Deciding to screen a double bill of Nazi propaganda films, he’s chosen two from opposite ends of the aesthetic spectrum. Triumph Of The Will at the beautiful end, with its delirious shots of the messianic Fűhrer arriving out of the sky to save Germankind. (What it doesn’t show, of course, is that the Fűhrer had to do a bit of shouting at the rest of the Nazi leadership when they didn’t show up at the Nuremberg Opera House in the evening. They were all getting pissed and shagging, and he found himself sitting almost alone with the full orchestra and Wagnerian chorus. Or was that another year? Anyway, it’s not good for a Friday night in Bavaria any time, is it?)

And at the other end, the most sordid and revolting film ever made, in Tom’s view – and which he would only be allowed to show to the students under special licence. The Eternal Jew. And to think that this film, which superimposed rats’ faces on shots of Jews’, was made by a man who for many years after the war gave us all those lovely lederhosen adverts while he was director of tourism for the state of Bavaria. He should have been the first one in the Nuremberg dock, believes Tom.

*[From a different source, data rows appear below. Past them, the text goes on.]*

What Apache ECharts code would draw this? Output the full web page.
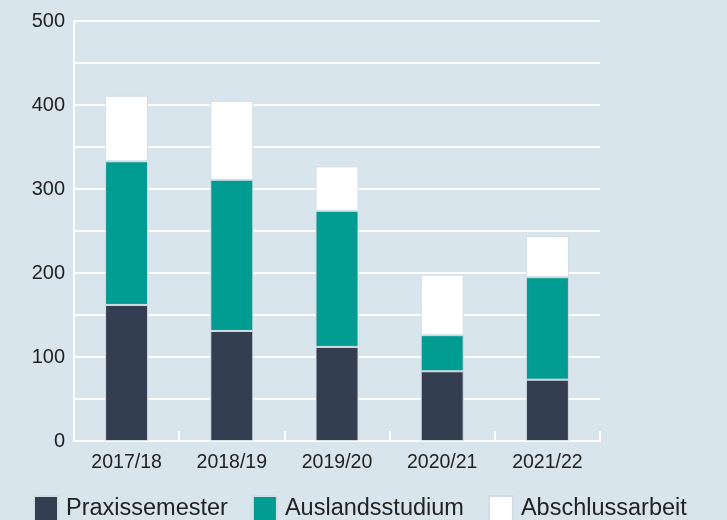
<!DOCTYPE html>
<html>
<head>
<meta charset="utf-8">
<script src="https://cdn.jsdelivr.net/npm/echarts@6/dist/echarts.min.js"></script>
<style>
  html, body { margin: 0; padding: 0; background: #d9e5ec; }
  #chart { width: 727px; height: 520px; }
</style>
</head>
<body>
<div id="chart"></div>
<script>
const years = ['2017/18', '2018/19', '2019/20', '2020/21', '2021/22']
const praxis = [162, 131, 112, 83, 73]
const ausland = [171, 180, 162, 43, 122]
const abschluss = [78, 94, 53, 72, 49]
const yTicks = [0, 100, 200, 300, 400, 500]

const myChart = echarts.init(document.getElementById('chart'))
const font = '"Liberation Sans", Arial, sans-serif'
const seg = (name, data, color) => ({
  name: name,
  type: 'bar',
  stack: 'total',
  data: data,
  barWidth: 43,
  itemStyle: { color: color, borderColor: '#d3dde4', borderWidth: 1 }
})
const option = {
  backgroundColor: '#d9e5ec',
  textStyle: { fontFamily: font },
  animation: false,
  grid: { left: 74, right: 127, top: 21, bottom: 79 },
  legend: {
    left: 33,
    top: 495,
    padding: 0,
    itemWidth: 24,
    itemHeight: 25,
    itemGap: 24,
    icon: 'rect',
    textStyle: { fontSize: 23.5, color: '#222222', fontFamily: font, padding: [0, 0, 0, 3] },
    data: ['Praxissemester', 'Auslandsstudium', 'Abschlussarbeit']
  },
  xAxis: {
    type: 'category',
    data: years,
    axisLine: { lineStyle: { color: '#ffffff', width: 2 } },
    axisTick: { show: true, inside: true, length: 10, lineStyle: { color: '#ffffff', width: 2 } },
    axisLabel: { fontSize: 19.5, color: '#222222', margin: 12, fontFamily: font }
  },
  yAxis: {
    type: 'value',
    min: 0,
    max: 500,
    interval: 50,
    axisLine: { show: true, lineStyle: { color: '#ffffff', width: 2 } },
    axisTick: { show: false },
    axisLabel: {
      fontSize: 20,
      color: '#222222',
      margin: 9,
      fontFamily: font,
      formatter: function (v) { return yTicks.indexOf(v) >= 0 ? String(v) : '' }
    },
    splitLine: { show: true, lineStyle: { color: '#ffffff', width: 2 } }
  },
  series: [
    seg('Praxissemester', praxis, '#333f50'),
    seg('Auslandsstudium', ausland, '#009b91'),
    seg('Abschlussarbeit', abschluss, '#ffffff')
  ]
}
myChart.setOption(option)
</script>
</body>
</html>
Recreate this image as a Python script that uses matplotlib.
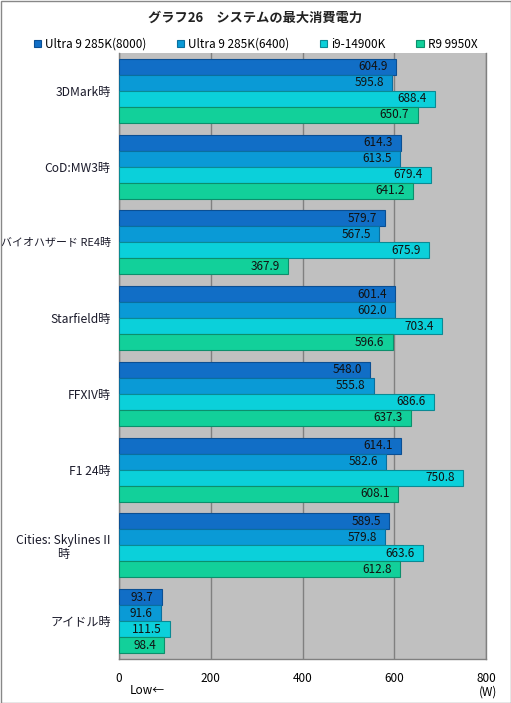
import matplotlib.pyplot as plt
import numpy as np

plt.rcParams['font.family'] = ['Noto Sans CJK JP', 'DejaVu Sans']

categories = ["3DMark時", "CoD:MW3時", "バイオハザード RE4時", "Starfield時",
              "FFXIV時", "F1 24時", "Cities: Skylines II\n時", "アイドル時"]
series_names = ["Ultra 9 285K(8000)", "Ultra 9 285K(6400)", "i9-14900K", "R9 9950X"]
ultra_8000 = [604.9, 614.3, 579.7, 601.4, 548.0, 614.1, 589.5, 93.7]
ultra_6400 = [595.8, 613.5, 567.5, 602.0, 555.8, 582.6, 579.8, 91.6]
i9_14900k = [688.4, 679.4, 675.9, 703.4, 686.6, 750.8, 663.6, 111.5]
r9_9950x = [650.7, 641.2, 367.9, 596.6, 637.3, 608.1, 612.8, 98.4]

series = [ultra_8000, ultra_6400, i9_14900k, r9_9950x]
colors = ["#116ec6", "#0a9ad6", "#0bd0da", "#12d09a"]
edges = ["#0b4f93", "#0a6f9e", "#0a8a94", "#0c8f6c"]

fig = plt.figure(figsize=(5.11, 7.03), dpi=100)
ax = fig.add_axes([119 / 511, 1 - 659 / 703, (486 - 119) / 511, (659 - 53) / 703])
ax.set_facecolor("#c0c0c0")

bh = 0.212
y = np.arange(len(categories))
for k, (vals, c, ec, name) in enumerate(zip(series, colors, edges, series_names)):
    pos = y - 1.5 * bh + k * bh
    ax.barh(pos, vals, height=bh, color=c, edgecolor=ec, linewidth=0.8,
            label=name, zorder=3)
    for p, v in zip(pos, vals):
        ax.annotate(f"{v:.1f}", xy=(v, p), xytext=(-6, 0), textcoords="offset points",
                    ha="right", va="center", fontsize=8.5, color="#111111", zorder=4)

ax.set_xlim(0, 800)
ax.set_ylim(len(categories) - 0.5, -0.5)
ax.set_xticks([0, 200, 400, 600, 800])
ax.set_xticklabels(["0", "200", "400", "600", "800"], fontsize=8.5)
ax.set_yticks(y)
ax.set_yticklabels(categories, fontsize=8.7, color="#1a1a2a", linespacing=1.1)
for lab in ax.get_yticklabels():
    lab.set_multialignment("center")
    if "RE4" in lab.get_text():
        lab.set_fontsize(7.9)
ax.tick_params(axis="y", length=0, pad=6)
ax.tick_params(axis="x", length=0, pad=9)
ax.grid(axis="x", color="#808080", linewidth=1, zorder=1)
ax.spines["top"].set_visible(False)
for s in ["left", "bottom", "right"]:
    ax.spines[s].set_color("#808080")
    ax.spines[s].set_linewidth(1)

fig.text(0.5, 1 - 18 / 703, "グラフ26　システムの最大消費電力", ha="center", va="center",
         fontsize=9.5, fontweight="bold", color="#222222")
fig.legend(loc="center", bbox_to_anchor=(0.5, 1 - 44 / 703), ncol=4, frameon=False,
           fontsize=8.5, handlelength=0.6, handleheight=0.6, handletextpad=0.35,
           columnspacing=2.6)
fig.text(130 / 511, 1 - 690 / 703, "Low←", ha="left", va="center", fontsize=8.5)
fig.text(488 / 511, 1 - 692 / 703, "(W)", ha="center", va="center", fontsize=8.5)

border = plt.Rectangle((0.5 / 511, 0.5 / 703), 1 - 1 / 511, 1 - 1 / 703, transform=fig.transFigure,
                       fill=False, edgecolor="#888888", linewidth=1)
fig.patches.append(border)

fig.savefig("out.png", dpi=100)
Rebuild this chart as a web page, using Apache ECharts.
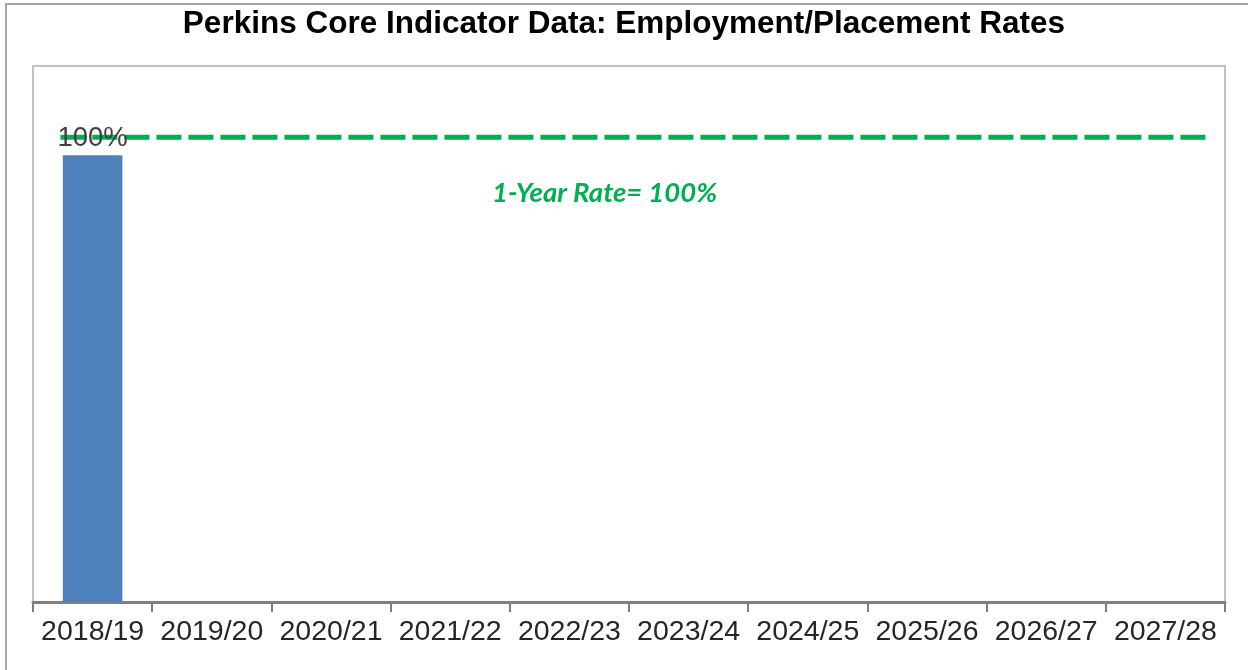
<!DOCTYPE html>
<html><head><meta charset="utf-8">
<script src="https://cdn.jsdelivr.net/npm/echarts@6/dist/echarts.min.js"></script>
<style>html,body{margin:0;padding:0;background:#fff}#c{width:1248px;height:670px}</style>
</head><body><div id="c"></div>
<script>
const titleText = 'Perkins Core Indicator Data: Employment/Placement Rates';
const categories = ['2018/19','2019/20','2020/21','2021/22','2022/23','2023/24','2024/25','2025/26','2026/27','2027/28'];
const rates = [1.0, null, null, null, null, null, null, null, null, null];
const targetRate = 1.0;
const targetSpan = [0.23, 9.85];
const targetLabel = '1-Year Rate= 100%';

const chart = echarts.init(document.getElementById('c'), null, {renderer:'canvas'});
chart.setOption({
  animation:false,
  backgroundColor:'#fff',
  title:{text:titleText,left:'center',top:3,textStyle:{fontFamily:'Liberation Sans, Arial',fontWeight:'bold',fontSize:31.5,color:'#000'}},
  grid:{left:33,right:23,top:66,bottom:68,show:true,borderColor:'#c0c0c0',borderWidth:2,backgroundColor:'#fff'},
  xAxis:[{type:'category',data:categories,boundaryGap:true,
    axisLine:{lineStyle:{color:'#7f7f7f',width:3}},
    axisTick:{show:true,length:10,lineStyle:{color:'#7f7f7f',width:2}},
    axisLabel:{fontFamily:'Liberation Sans, Arial',fontSize:28.5,color:'#262626',margin:16,interval:0}},
   {type:'value',min:0,max:10,show:false}],
  yAxis:[{type:'value',min:0,max:1.2,show:false,splitLine:{show:false}},
         {type:'value',min:0,max:1.153,show:false,splitLine:{show:false}}],
  graphic:[
    {type:'rect',shape:{x:6,y:4,width:1300,height:700},style:{fill:'none',stroke:'#a6a6a6',lineWidth:2},silent:true,z:-1},
    {type:'text',left:492,top:180,style:{text:targetLabel,fill:'#00B050',font:'italic bold 27.5px Lato, "Open Sans", sans-serif'}}
  ],
  series:[
    {type:'bar',data:rates,barWidth:'50%',itemStyle:{color:'#4F81BD'},
     label:{show:true,position:'top',distance:3,formatter:p=>Math.round(p.value*100)+'%',fontFamily:'Liberation Sans, Arial',fontSize:27.5,color:'#404040'},z:2},
    {type:'line',xAxisIndex:1,yAxisIndex:1,data:[[targetSpan[0],targetRate],[targetSpan[1],targetRate]],
     symbol:'none',lineStyle:{color:'#00B050',width:5,type:[25,7]},z:1}
  ]
});
</script></body></html>
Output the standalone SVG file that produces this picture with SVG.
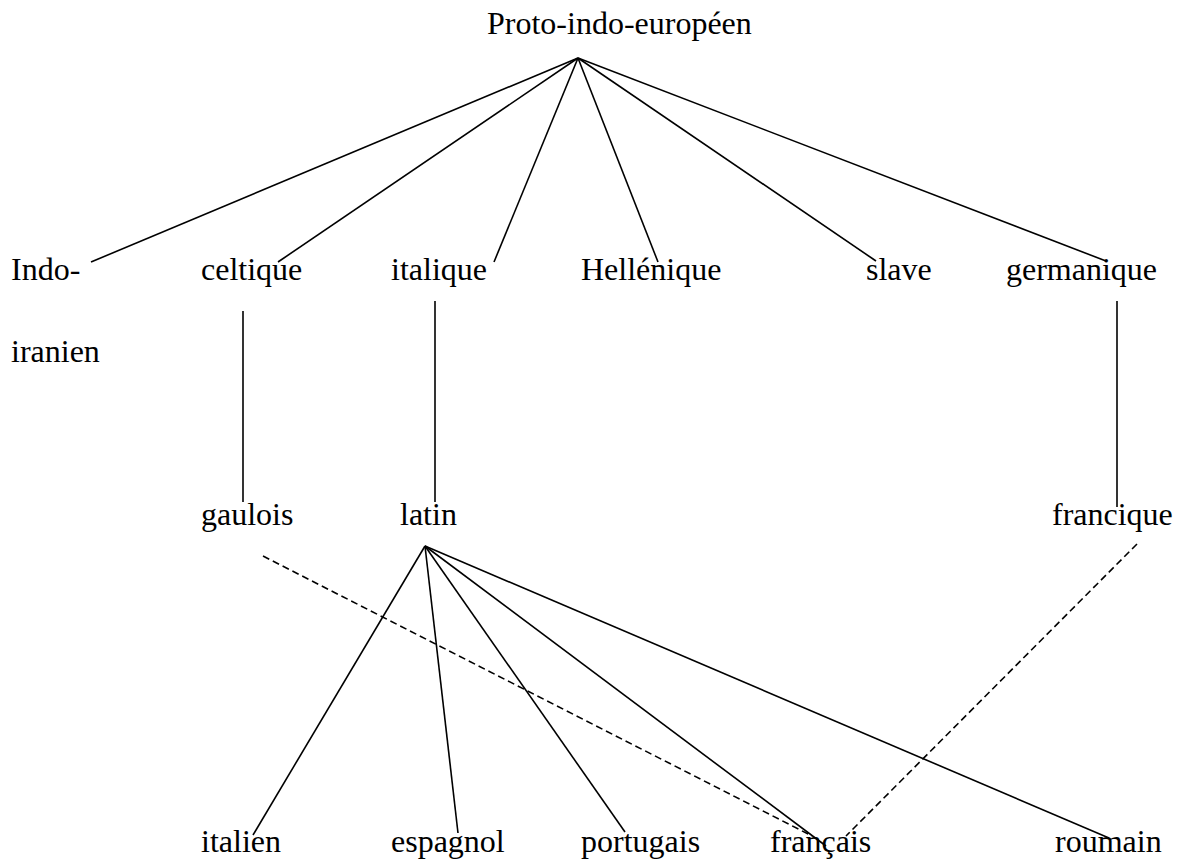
<svg xmlns="http://www.w3.org/2000/svg" width="1178" height="859" viewBox="0 0 1178 859">
<style>
.t{font-family:'Liberation Serif','DejaVu Serif',serif;font-size:32px;fill:#000}
.l{stroke:#000;stroke-width:1.6;fill:none}
.d{stroke:#000;stroke-width:1.6;fill:none;stroke-dasharray:7 4}
</style>
<rect width="1178" height="859" fill="#fff"/>
<g id="connectors">
<line class="l" x1="578" y1="58" x2="91" y2="262"/>
<line class="l" x1="578" y1="58" x2="278" y2="262"/>
<line class="l" x1="578" y1="58" x2="494" y2="262"/>
<line class="l" x1="578" y1="58" x2="658" y2="262"/>
<line class="l" x1="578" y1="58" x2="876" y2="261"/>
<line class="l" x1="578" y1="58" x2="1106" y2="261"/>
<line class="l" x1="243" y1="311" x2="243" y2="502"/>
<line class="l" x1="435" y1="301" x2="435" y2="502"/>
<line class="l" x1="1117" y1="301" x2="1117" y2="507"/>
<line class="l" x1="425" y1="546" x2="253" y2="835"/>
<line class="l" x1="425" y1="546" x2="458" y2="833"/>
<line class="l" x1="425" y1="546" x2="625" y2="832"/>
<line class="l" x1="425" y1="546" x2="826" y2="846"/>
<line class="l" x1="425" y1="546" x2="1109" y2="838"/>
<line class="d" x1="263" y1="556" x2="812" y2="836"/>
<line class="d" x1="1137" y1="544" x2="846" y2="836"/>
</g>
<g class="t" font-family="Liberation Serif, serif" font-size="32">
<g id="n-proto"><text x="487" y="34">Proto-indo-européen</text></g>
<g id="n-indoiranien"><text x="11" y="280">Indo-</text><text x="11" y="362">iranien</text></g>
<g id="n-celtique"><text x="201" y="280">celtique</text></g>
<g id="n-italique"><text x="391" y="280">italique</text></g>
<g id="n-hellenique"><text x="581" y="280">Hellénique</text></g>
<g id="n-slave"><text x="866" y="280">slave</text></g>
<g id="n-germanique"><text x="1006" y="280">germanique</text></g>
<g id="n-gaulois"><text x="201" y="525">gaulois</text></g>
<g id="n-latin"><text x="400" y="525">latin</text></g>
<g id="n-francique"><text x="1052" y="525">francique</text></g>
<g id="n-italien"><text x="201" y="852">italien</text></g>
<g id="n-espagnol"><text x="391" y="852">espagnol</text></g>
<g id="n-portugais"><text x="581" y="852">portugais</text></g>
<g id="n-francais"><text x="770" y="852">français</text></g>
<g id="n-roumain"><text x="1055" y="852">roumain</text></g>
</g>
</svg>
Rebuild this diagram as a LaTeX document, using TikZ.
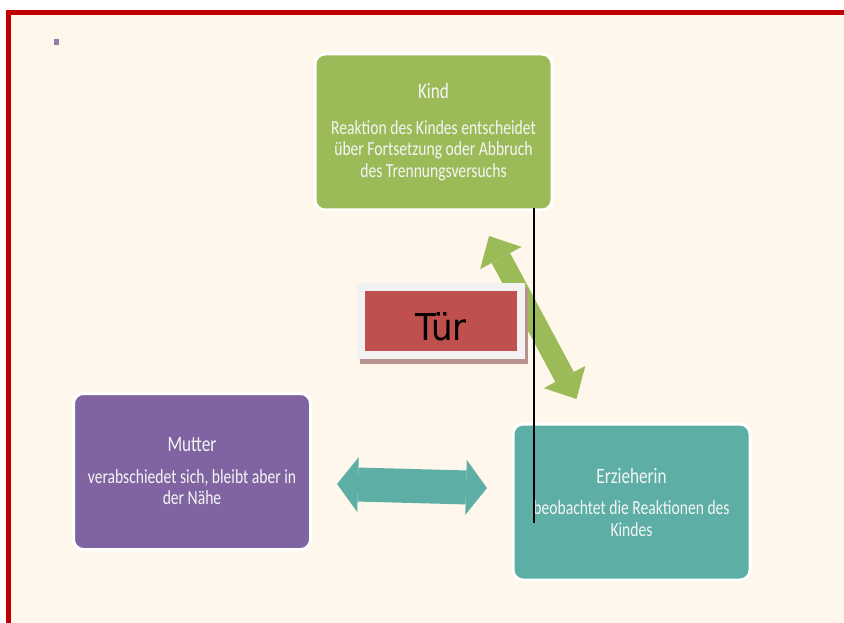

‘The German film must fulfil its duty to the State, nation and culture,’ Goebbels told filmmakers. ‘It must become a world leader.’

Funnily enough, German filmgoers liked American movies most, though the number they could see was restricted by a quota system. (Stalin had similar problems with the Russian film-going public when they displayed a reluctance to see The Battleship Potemkin. The Moscow cinema was forced to bill it as ‘the great success from Berlin’, where it had done well at the film festival. Even then the ice-cream sellers were dressed as sailor-girls and sold the ices from ship-shaped ice-boxes.)

Sensibly, Goebbels encouraged the making of light-weight comedies at first, avoiding too much overt propaganda – but everything was censored, of course, and the industry had to be purged of Jews. Bizarrely, some black and Jewish actors actually survived the Holocaust by playing terrible stereotypes of themselves in the movies. When Goebbels offered Fritz Lang the job of running the new Reich’s film industry, Lang took the next train out of Berlin and became an exile in Hollywood.

Tom will derive some pleasure from showing a photograph taken in 1934 by John Heartfield. It’s called Blut und Eisen and displays a swastika made from four axes dripping with blood. He can’t stop wondering which was the more dangerous of the two films he will show his students. He’s pretty sure it was the beautiful one, Triumph des Willens.